Даже очень небольшие различия в соглашениях этого рода могут вызывать неправильное истолкование культурно-ритуализованных выразительных движений. Англичане или немцы часто считают южан "ненадежными" только потому, что истолковывают их утрированные жесты дружелюбия в соответствии со своим собственным соглашением и ожидают от них гораздо большего, чем стояло за этими жестами в действительности. Непопулярность северных немцев, особенно из Пруссии, в южных странах часто бывает основана на обратном недоразумении. В хорошем американском обществе я наверняка часто казался грубым просто потому, что мне бывало трудно улыбаться так часто, как это предписывают американские манеры.

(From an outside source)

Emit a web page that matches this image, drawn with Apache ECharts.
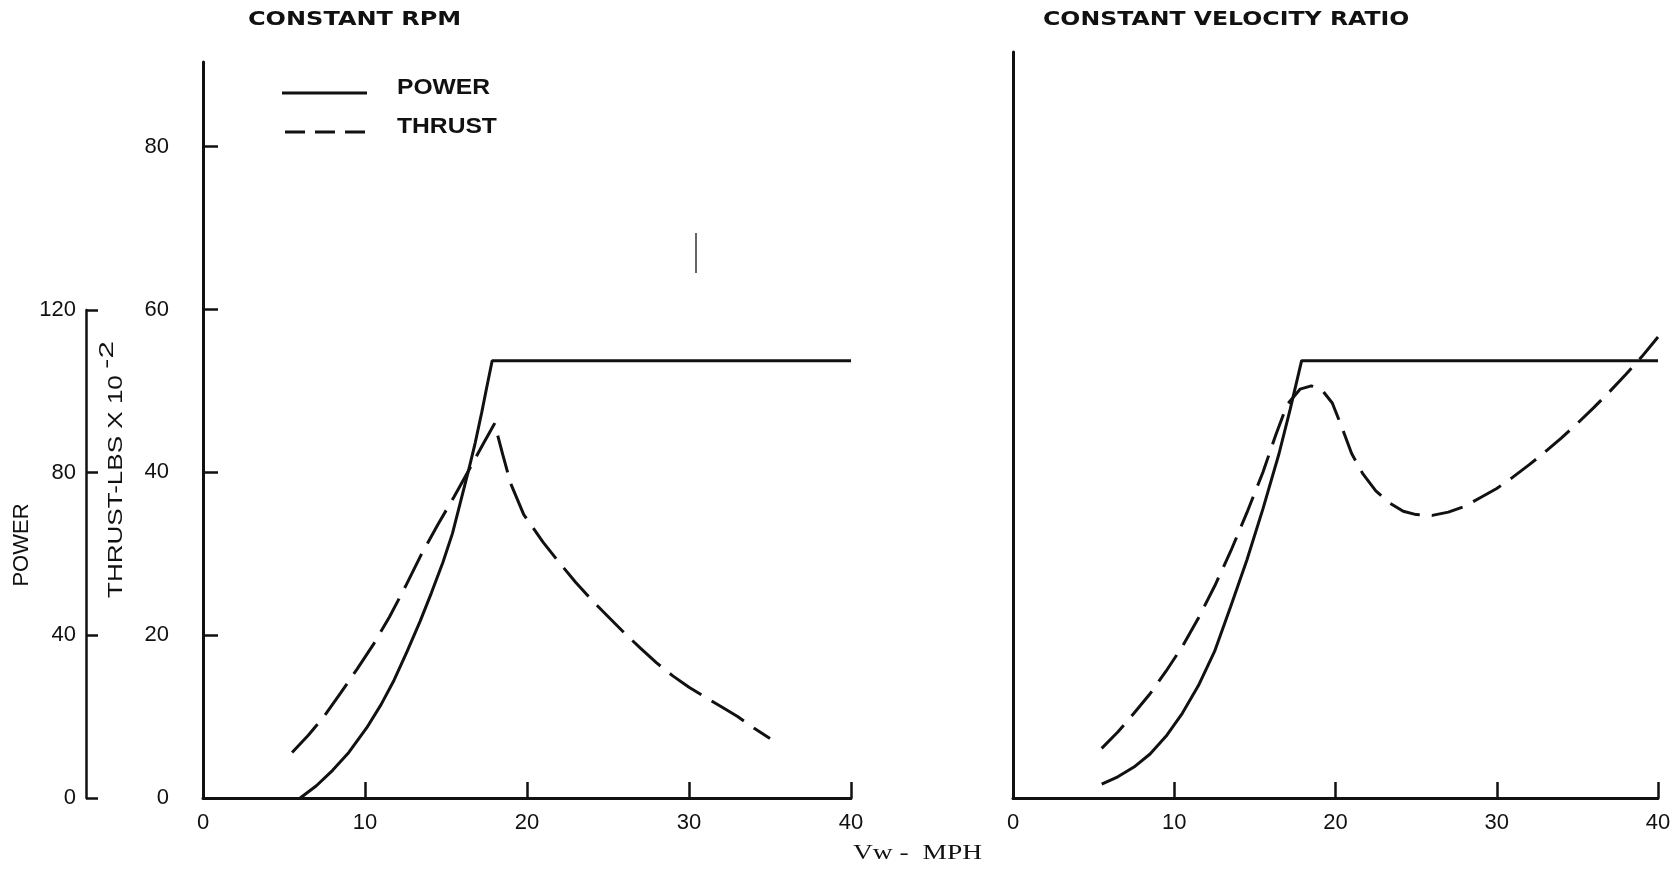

Несомненно, что эти мелкие недоразумения весьма способствуют взаимной неприязни разных культурных групп. Человек, неправильно понявший -- как это описано выше -- социальные жесты представителей другой культуры, чувствует себя предательски обманутым и оскорбленным. Уже простая неспособность понять выразительные жесты и ритуалы другой культуры возбуждает такое недоверие и страх, что это легко может привести к открытой агрессии.

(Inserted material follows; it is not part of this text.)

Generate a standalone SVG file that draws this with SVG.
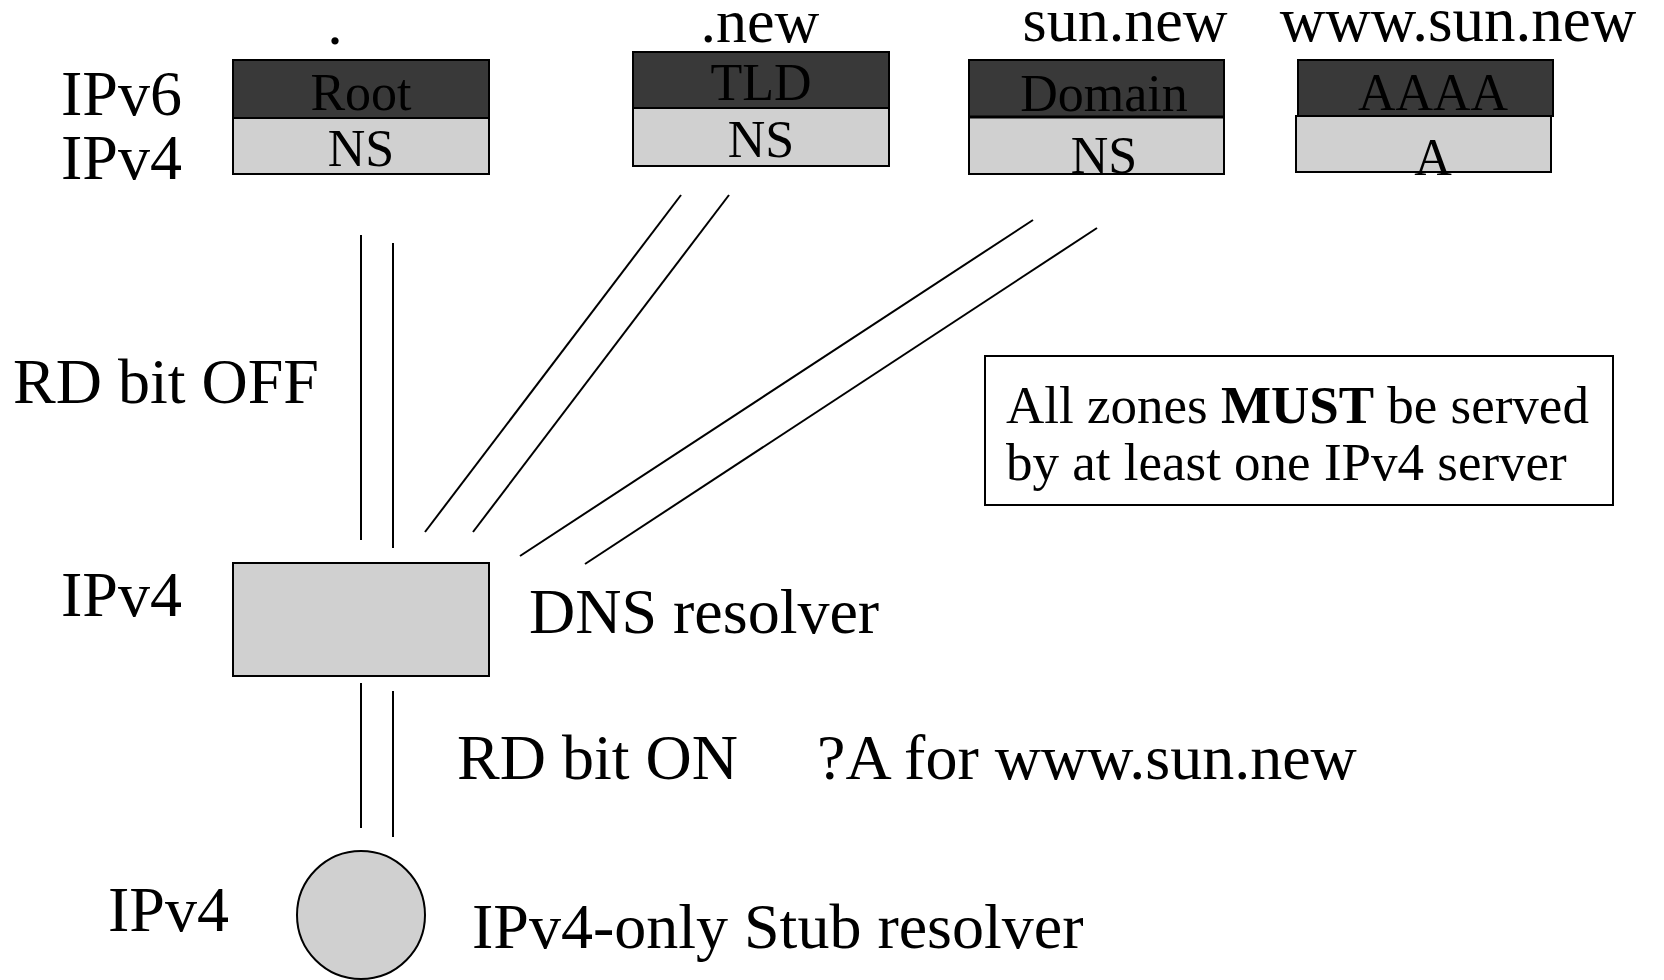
<svg xmlns="http://www.w3.org/2000/svg" width="1664" height="980" viewBox="0 0 1664 980">
<style>
text{font-family:"Liberation Serif","Times New Roman",serif;fill:#000}
.lbl{font-size:64px}
.top{font-size:62px}
.box{font-size:52px}
.note{font-size:53px}
.dark{fill:#393939;stroke:#000;stroke-width:2}
.light{fill:#d0d0d0;stroke:#000;stroke-width:2}
.ln{stroke:#000;stroke-width:2;fill:none}
</style>
<rect width="1664" height="980" fill="#fff"/>
<g id="side-labels">
<text class="lbl" x="61" y="115">IPv6</text>
<text class="lbl" x="61" y="179">IPv4</text>
<text class="lbl" x="13" y="403">RD bit OFF</text>
<text class="lbl" x="61" y="616">IPv4</text>
<text class="lbl" x="108" y="931">IPv4</text>
</g>
<g id="root">
<text class="top" x="335" y="44" text-anchor="middle">.</text>
<rect class="dark" x="233" y="60" width="256" height="58"/>
<rect class="light" x="233" y="118" width="256" height="56"/>
<text class="box" x="361" y="110" text-anchor="middle">Root</text>
<text class="box" x="361" y="166" text-anchor="middle">NS</text>
</g>
<g id="tld">
<text class="top" x="760" y="42" text-anchor="middle">.new</text>
<rect class="dark" x="633" y="52" width="256" height="56"/>
<rect class="light" x="633" y="108" width="256" height="58"/>
<text class="box" x="761" y="100" text-anchor="middle">TLD</text>
<text class="box" x="761" y="157" text-anchor="middle">NS</text>
</g>
<g id="domain">
<text class="top" x="1125" y="41" text-anchor="middle">sun.new</text>
<rect class="dark" x="969" y="60" width="255" height="57"/>
<rect class="light" x="969" y="117" width="255" height="57"/>
<line x1="969" y1="117" x2="1224" y2="117" stroke="#000" stroke-width="3"/>
<text class="box" x="1104" y="111" text-anchor="middle">Domain</text>
<text class="box" x="1104" y="173" text-anchor="middle">NS</text>
</g>
<g id="host">
<text class="top" x="1458" y="41" text-anchor="middle" style="font-size:63px">www.sun.new</text>
<rect class="dark" x="1298" y="60" width="255" height="56"/>
<rect class="light" x="1296" y="116" width="255" height="56"/>
<text class="box" x="1433" y="110" text-anchor="middle">AAAA</text>
<text class="box" x="1433" y="175" text-anchor="middle">A</text>
</g>
<g id="note">
<rect x="985" y="356" width="628" height="149" fill="#fff" stroke="#000" stroke-width="2"/>
<text class="note" x="1006" y="423">All zones <tspan font-weight="bold">MUST</tspan> be served</text>
<text class="note" x="1006" y="480">by at least one IPv4 server</text>
</g>
<g id="resolver">
<rect class="light" x="233" y="563" width="256" height="113"/>
<text class="lbl" x="529" y="633">DNS resolver</text>
</g>
<g id="stub">
<circle class="light" cx="361" cy="915" r="64"/>
<text class="lbl" x="472" y="948">IPv4-only Stub resolver</text>
</g>
<g id="query-labels">
<text class="lbl" x="457" y="779">RD bit ON</text>
<text class="lbl" x="817" y="779">?A for www.sun.new</text>
</g>
<g id="connectors" class="ln">
<line x1="361" y1="235" x2="361" y2="540"/>
<line x1="393" y1="243" x2="393" y2="548"/>
<line x1="681" y1="195" x2="425" y2="532"/>
<line x1="729" y1="195" x2="473" y2="532"/>
<line x1="1033" y1="220" x2="520" y2="556"/>
<line x1="1097" y1="228" x2="585" y2="564"/>
<line x1="361" y1="683" x2="361" y2="828"/>
<line x1="393" y1="691" x2="393" y2="837"/>
</g>
</svg>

От незначительных особенностей языка или поведения, объединяющих самые малые сообщества, идет непрерывная гамма переходов к весьма сложным, сознательно выполняемым и воспринимаемым в качестве символов социальным нормам и ритуалам, которые связывают крупнейшие социальные сообщества людей -- нации, культуры, религии или политические идеологии. В принципе вполне возможно исследовать эти системы сравнительным методом, иными словами -- изучить законы этого псевдовидообразования, хотя такая задача наверняка оказалась бы сложнее, чем исследование возникновения видов, поскольку часто пришлось бы сталкиваться с взаимным наложением разных понятий группы, как, например, национальное и религиозное сообщества.

Я уже подчеркивал, что каждая ритуализованная норма социального поведения приобретает движущую силу за счет эмоциональной подоплеки. Эрик Эриксон недавно показал, что привычка к различению добра и зла начинается в раннем детстве и продолжает развиваться до самой зрелости человека. В принципе нет никакой разницы между упорством в соблюдении правил опрятности, внушенных нам в раннем детстве, и верностью национальным или политическим традициям, нормам и ритуалам, в соответствии с которыми нас формировала дальнейшая жизнь. Жесткость традиционного ритуала и настойчивость, с которой мы его придерживаемся, существенны для выполнения его необходимой функции. Но в то же время он, как и сравнимые с ним жестко закрепленные инстинктивные акты социального поведения, требует контроля со стороны нашей разумной, ответственной морали.